[Aim]: Do not repeat pictures. Repeat exactly the lines of the listing below from its first line through the line with "(0,0) rectangle (560,-495);".

══════════

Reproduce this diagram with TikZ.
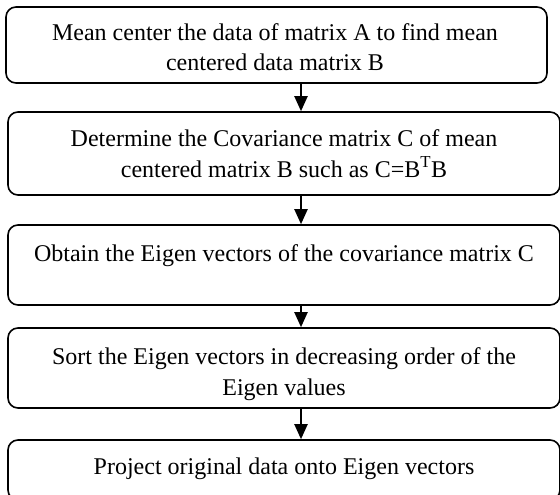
\documentclass[tikz,border=0pt]{standalone}
\usepackage{fontspec}
\setmainfont{Liberation Serif}
\usetikzlibrary{arrows.meta}
\begin{document}
\begin{tikzpicture}[x=1pt,y=1pt,
  stepbox/.style={draw=black, line width=1.6pt, rounded corners=10pt,
    inner sep=0pt, minimum width=#1},
  stepbox/.default=552pt,
  steptext/.style={inner sep=0pt, align=center, anchor=base,
    font=\fontsize{24}{31}\selectfont},
  flow/.style={line width=2pt, -{Triangle[width=13pt,length=15pt]}}]
\useasboundingbox (0,0) rectangle (560,-495);

% process boxes
\node[stepbox=541pt, minimum height=76pt] (b1) at (276.5,-45) {};
\node[stepbox, minimum height=83pt] (b2) at (284,-153.5) {};
\node[stepbox, minimum height=80pt] (b3) at (284,-265) {};
\node[stepbox, minimum height=80pt] (b4) at (284,-368) {};
\node[stepbox, minimum height=60pt] (b5) at (284,-470) {};

% box texts (anchored at the baseline of the last line)
\node[steptext] (t1) at (275,-71) {Mean center the data of matrix A to find mean\\centered data matrix B};
\node[steptext] (t2) at (284,-177) {Determine the Covariance matrix C of mean\\centered matrix B such as C=B\textsuperscript{T}B};
\node[steptext] (t3) at (284,-261) {Obtain the Eigen vectors of the covariance matrix C};
\node[steptext] (t4) at (284,-395) {Sort the Eigen vectors in decreasing order of the\\Eigen values};
\node[steptext] (t5) at (284,-474) {Project original data onto Eigen vectors};

% connectors
\draw[flow] (b1.south -| 301,0) -- (b2.north -| 301,0);
\draw[flow] (b2.south -| 301,0) -- (b3.north -| 301,0);
\draw[flow] (b3.south -| 301,0) -- (b4.north -| 301,0);
\draw[flow] (b4.south -| 301,0) -- (b5.north -| 301,0);
\end{tikzpicture}
\end{document}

══════════

[Reply]:
Reproduce this diagram with TikZ.
\documentclass[tikz,border=0pt]{standalone}
\usepackage{fontspec}
\setmainfont{Liberation Serif}
\usetikzlibrary{arrows.meta}
\begin{document}
\begin{tikzpicture}[x=1pt,y=1pt,
  stepbox/.style={draw=black, line width=1.6pt, rounded corners=10pt,
    inner sep=0pt, minimum width=#1},
  stepbox/.default=552pt,
  steptext/.style={inner sep=0pt, align=center, anchor=base,
    font=\fontsize{24}{31}\selectfont},
  flow/.style={line width=2pt, -{Triangle[width=13pt,length=15pt]}}]
\useasboundingbox (0,0) rectangle (560,-495);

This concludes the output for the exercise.